Ashby is a small town in Leicestershire, the county of my birth. The manor house was given to the Zouch family in return for their military services. The Zouch clan hailed from Breton. When the last descent died in 1399, the manor went into a protracted period of probate. It was sixty years before a new owner was established – William, Lord Hastings.
Hastings was granted a licence to crenellate the manor house by Edward IV, his buddy. A licence to fortify a manor house was required between 12th and 16th centuries to ensure not just anyone could go around and build a castle without the permission of the king or one of a handful of important personages with an equivalent power. Hastings was much in favour, and appointed Lord Chamberlain, so he crenellated a handful of manors. Ashby-de-la-Zouch castle began life in 1474 and it was supposed to have four towers alongside the Great Hall and Great Tower. Only one got built – the kitchen tower – which goes to show the kitchen remains the heart of any home. Hastings also planned another castle at Kirby Muxloe, which also failed to be finished.

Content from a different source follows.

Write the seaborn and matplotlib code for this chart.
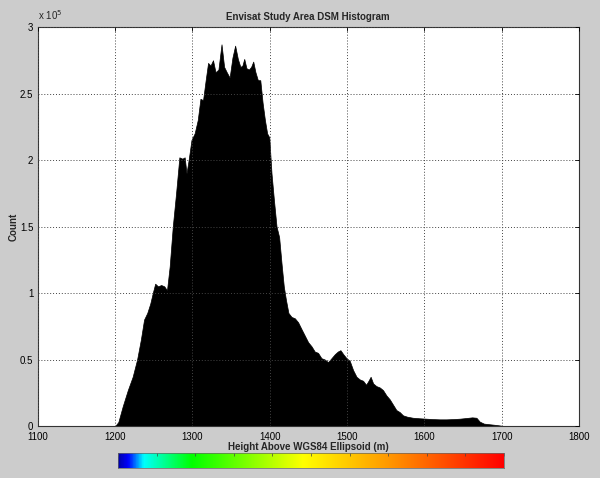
import numpy as np
import pandas as pd
import matplotlib
matplotlib.use("Agg")
import matplotlib.pyplot as plt
import seaborn as sns
from matplotlib.colors import LinearSegmentedColormap
from matplotlib.ticker import FuncFormatter

# Histogram outline (height in m, count per bin)
heights = [1200, 1204, 1210, 1217, 1223, 1229, 1234, 1237.5, 1242, 1246, 1249, 1252,
           1255.5, 1260, 1264, 1267.5, 1270.5, 1275, 1279, 1283.5, 1287.5, 1290.5,
           1292.5, 1295, 1299, 1303, 1307.5, 1310.5, 1314, 1317.5, 1320.5, 1323.5,
           1327, 1330, 1333.5, 1338.5, 1341, 1344.5, 1348.5, 1352, 1355.5, 1359,
           1362.5, 1365, 1367, 1370, 1373.5, 1376, 1379, 1381.5, 1385, 1388, 1391,
           1394, 1397, 1399.5, 1402.5, 1405.5, 1409, 1412.5, 1415.5, 1418.5, 1421,
           1424, 1428.5, 1432.5, 1437, 1441, 1445.5, 1450, 1454, 1458.5, 1462.5,
           1467, 1471.5, 1475.5, 1480, 1484.5, 1488.5, 1491.5, 1495, 1499.5, 1503.5,
           1508, 1512.5, 1516.5, 1521, 1525, 1528, 1530.5, 1533.5, 1538, 1542.5,
           1546.5, 1551, 1555.5, 1559.5, 1564, 1568, 1572.5, 1577, 1585, 1594, 1603,
           1611, 1620, 1628.5, 1637, 1646, 1654, 1663, 1667.5, 1671.5, 1676, 1684.5,
           1693, 1700, 1703]
counts = [0, 3000, 15000, 27000, 37000, 50000, 65000, 80000, 85000, 92000, 100000, 107000,
          105000, 106000, 105000, 102000, 120000, 150000, 175000, 202000, 201000, 202000,
          190000, 200000, 215000, 220000, 230000, 246000, 245000, 260000, 273000, 271000,
          275000, 266000, 268000, 287000, 270000, 266000, 262000, 277000, 286000, 276000,
          270000, 271000, 276000, 269000, 268000, 270000, 274000, 266000, 260000, 260000, 243000,
          230000, 220000, 217000, 190000, 170000, 150000, 142000, 122000, 105000, 95000,
          85000, 82000, 81000, 78000, 73000, 68000, 63000, 60000, 56000, 55000,
          51000, 50000, 48000, 51000, 54000, 56000, 57000, 54000, 51000, 49000,
          42000, 37000, 35000, 34000, 31000, 34000, 37000, 32000, 30000, 29000,
          27000, 23000, 20000, 16000, 12000, 10500, 8000, 7000, 6200, 5800, 5500,
          5200, 5000, 5000, 5200, 5500, 6000, 6500, 6200, 3300, 1800, 1300,
          800, 300, 0]

x_ticks = [1100, 1200, 1300, 1400, 1500, 1600, 1700, 1800]
y_ticks = [0, 50000, 100000, 150000, 200000, 250000, 300000]

title = "Envisat Study Area DSM Histogram"
xlabel = "Height Above WGS84 Ellipsoid (m)"
ylabel = "Count"

sns.set_style("white")
plt.rcParams["font.family"] = ["Liberation Sans", "DejaVu Sans"]

bg = "#cccccc"
fig = plt.figure(figsize=(6.0, 4.78), dpi=100, facecolor=bg)
ax = fig.add_axes([37.5 / 600, 1 - 426 / 478, 541.5 / 600, 399 / 478])
ax.set_facecolor("white")

df = pd.DataFrame({"height": heights, "count": counts})
h = np.array(heights, dtype=float)
edges = np.concatenate([[h[0] - 1], (h[:-1] + h[1:]) / 2, [h[-1] + 1]]).tolist()
sns.histplot(data=df, x="height", weights="count", bins=edges, element="poly", fill=True,
             color="black", alpha=1, linewidth=0.5, edgecolor="black", ax=ax)

ax.set_xlim(1100, 1800)
ax.set_ylim(0, 300000)
ax.set_xticks(x_ticks)
ax.set_yticks(y_ticks)
ax.yaxis.set_major_formatter(FuncFormatter(lambda v, p: f"{v/1e5:g}"))
ax.tick_params(direction="in", length=3, width=0.6, labelsize=7, top=True, right=True,
               colors="black")
ax.tick_params(axis="x", pad=4)
ax.tick_params(axis="y", pad=3)
ax.grid(True, linestyle=(0, (1, 2)), color="#444444", linewidth=0.7)
ax.set_axisbelow(False)
for s in ax.spines.values():
    s.set_linewidth(0.8)
    s.set_color("#333333")

ax.set_title(title, fontsize=7, fontweight="bold", pad=5)
ax.set_xlabel(xlabel, fontsize=7, fontweight="bold", labelpad=0)
ax.set_ylabel(ylabel, fontsize=7, fontweight="bold")
ax.yaxis.set_label_coords(-0.034, 0.5)
ax.text(0.0, 1.012, "x 10$^5$", transform=ax.transAxes, fontsize=7, ha="left", va="bottom")

# colour bar below
cmap = LinearSegmentedColormap.from_list(
    "dsm", [(0.0, "#0000aa"), (0.025, "#0000ff"), (0.065, "#00ffff"), (0.19, "#00ff00"),
            (0.48, "#ffff00"), (0.70, "#ff9900"), (1.0, "#ff0000")])
cax = fig.add_axes([118 / 600, 1 - 468 / 478, 386 / 600, 15.5 / 478])
grad = np.linspace(0, 1, 512).reshape(1, -1)
cax.imshow(grad, aspect="auto", cmap=cmap, extent=[0, 1, 0, 1])
cax.set_xlim(0, 1)
cax.set_ylim(0, 1)
cax.set_xticks(np.linspace(0, 1, 11))
cax.set_yticks([])
cax.tick_params(axis="x", direction="in", length=2, width=0.5, top=True, bottom=False,
                labelbottom=False, labeltop=False, colors="#444444")
for s in cax.spines.values():
    s.set_linewidth(0.5)
    s.set_color("#666666")

fig.savefig("out.png", dpi=100, facecolor=bg)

You can see a picture under my moats post.
What went wrong? Hastings was a loyal subject of Edward. Even after he married the sister of the Earl of Warwick, the kingmaker, who betrayed Edward, he stayed with the king during his brief exile. When Warwick lost his life in battle with the king, Edward boosted Hastings status even further. After the king’s death, Hastings supported the appointment of his brother, Richard, as protector of the young king Edward V. All seemed well, until suddenly a plot was uncovered and Hastings was summarily executed. Edward V and his younger brother disappeared – the Princes in the Tower – and Richard was crowned king. The conspiracy theories about Richard III continue to this day. Was he a rogue who murdered his nephews, or a victim of a subsequent smear campaign? Regardless, he did have Hastings executed and it’s possible the rise to power had tipped Hastings into going too far with his ambitions.

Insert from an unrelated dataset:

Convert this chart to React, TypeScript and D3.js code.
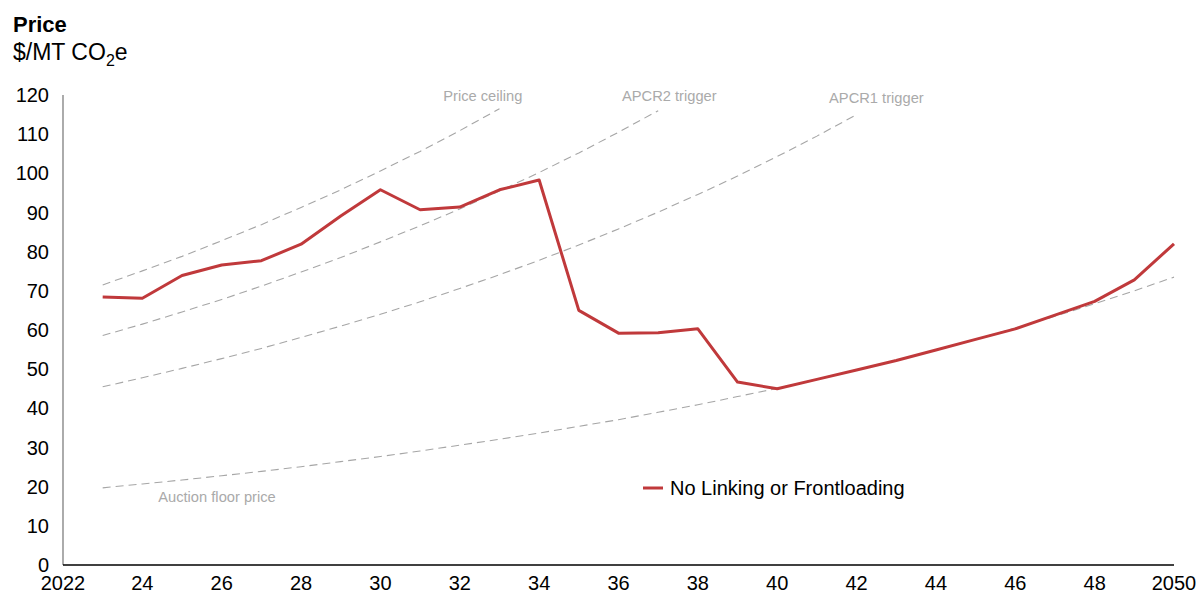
import React from "react";
import * as d3 from "d3";

const years = d3.range(2023, 2051);
const priceNoLinking = [68.4, 68.1, 73.9, 76.6, 77.7, 81.9, 89.1, 95.8, 90.7, 91.4, 95.8, 98.3, 65.0, 59.2, 59.3, 60.3, 46.7, 45.0, 47.4, 49.8, 52.2, 54.9, 57.6, 60.3, 63.8, 67.3, 72.8, 82.0];
const priceCeiling = [71.5, 75.1, 78.8, 82.8, 86.9, 91.3, 95.8, 100.6, 105.6, 110.9, 116.5];
const apcr2Trigger = [58.6, 61.5, 64.6, 67.8, 71.2, 74.8, 78.5, 82.5, 86.6, 90.9, 95.5, 100.2, 105.2, 110.5, 116.0];
const apcr1Trigger = [45.5, 47.8, 50.2, 52.7, 55.3, 58.1, 61.0, 64.0, 67.2, 70.6, 74.1, 77.8, 81.7, 85.8, 90.1, 94.6, 99.3, 104.3, 109.5, 115.0];
const floorPrice = [19.7, 20.7, 21.7, 22.8, 23.9, 25.1, 26.4, 27.7, 29.1, 30.6, 32.1, 33.7, 35.4, 37.1, 39.0, 40.9, 43.0, 45.1, 47.4, 49.8, 52.2, 54.9, 57.6, 60.5, 63.5, 66.7, 70.0, 73.5];
const yTicks = [0, 10, 20, 30, 40, 50, 60, 70, 80, 90, 100, 110, 120];
const xTicks = [2022, 2024, 2026, 2028, 2030, 2032, 2034, 2036, 2038, 2040, 2042, 2044, 2046, 2048, 2050];
const xTickLabels = ["2022", "24", "26", "28", "30", "32", "34", "36", "38", "40", "42", "44", "46", "48", "2050"];

const W = 1198, H = 593;
const FONT = "'Liberation Sans', Arial, sans-serif";

export default function App() {
  const x = d3.scaleLinear().domain([2022, 2050]).range([63, 1174]);
  const y = d3.scaleLinear().domain([0, 120]).range([565, 95]);
  const line = d3.line<[number, number]>().x(d => x(d[0])).y(d => y(d[1]));
  const toPts = (vals: number[]) => vals.map((v, i) => [years[i], v] as [number, number]);

  const dashed = [priceCeiling, apcr2Trigger, apcr1Trigger, floorPrice];

  return (
    <svg width={W} height={H} style={{ position: "absolute", left: 0, top: 0, display: "block" }} fontFamily={FONT}>
      <rect width={W} height={H} fill="#fff" />
      <text x={13} y={32} fontSize={22} fontWeight="bold" fill="#000">Price</text>
      <text x={13} y={60} fontSize={23} fill="#000">
        $/MT CO<tspan fontSize={16} dy={6}>2</tspan><tspan dy={-6}>e</tspan>
      </text>

      {yTicks.map(t => (
        <text key={t} x={49} y={y(t) + 7} fontSize={20} textAnchor="end" fill="#000">{t}</text>
      ))}
      {xTicks.map((t, i) => (
        <text key={t} x={x(t)} y={590} fontSize={20} textAnchor="middle" fill="#000">{xTickLabels[i]}</text>
      ))}

      {dashed.map((s, i) => (
        <path key={i} d={line(toPts(s)) || ""} fill="none" stroke="#a6a6a6" strokeWidth={1.1} strokeDasharray="8,5" />
      ))}

      <text x={x(2032.58)} y={y(119) + 2} fontSize={14.7} textAnchor="middle" fill="#aaaaaa">Price ceiling</text>
      <text x={x(2037.28)} y={y(119) + 2} fontSize={14.7} textAnchor="middle" fill="#aaaaaa">APCR2 trigger</text>
      <text x={x(2042.5)} y={y(118)} fontSize={14.7} textAnchor="middle" fill="#aaaaaa">APCR1 trigger</text>
      <text x={x(2024.4)} y={y(17) + 4} fontSize={14.7} textAnchor="start" fill="#aaaaaa">Auction floor price</text>

      <line x1={63} x2={63} y1={y(120)} y2={y(0)} stroke="#7f7f7f" strokeWidth={1.3} />
      <line x1={63} x2={x(2050)} y1={y(0)} y2={y(0)} stroke="#000" strokeWidth={1.3} />

      <path d={line(toPts(priceNoLinking)) || ""} fill="none" stroke="#c0393b" strokeWidth={3} strokeLinejoin="round" />

      <line x1={643} x2={663} y1={488} y2={488} stroke="#c0393b" strokeWidth={3} />
      <text x={670} y={495} fontSize={20} fill="#000">No Linking or Frontloading</text>
    </svg>
  );
}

Hastings descendants were allowed to keep the castle, which is unusual and perhaps a sign that Richard was uncomfortable with his decision. During the civil war, the Hastings sided with the Royalist cause, lost the castle during the siege and the outer fortifications were flattened. Not a lot remains.
I love this picture. The aerial shot shows the earthworks left after the slighting of the castle. In hunting around for good pictures, those not from my own collection, English Heritage are the best source. So I should mention before I end my last post who they are for those who don’t know.
Ruins were overseen by the Office of Works, (later the Ministry of Works), a government department set up in 1883. By the 1970s, they’d amassed over 300 monuments, including abbeys, castles and other historic sites including Stone Henge. Other than a plague on the wall and a money box for donations, they had little input into anything educational or informative. In 1983, the transformation to English Heritage began: visitor centres opened, guidebooks were provided and more information on site. By 2015, EH became a charitable trust. So if you ever want to find out more about ancient England take a look at their website.
Thank you to everyone who joined me on my A to Z of castles. I hope you enjoyed it.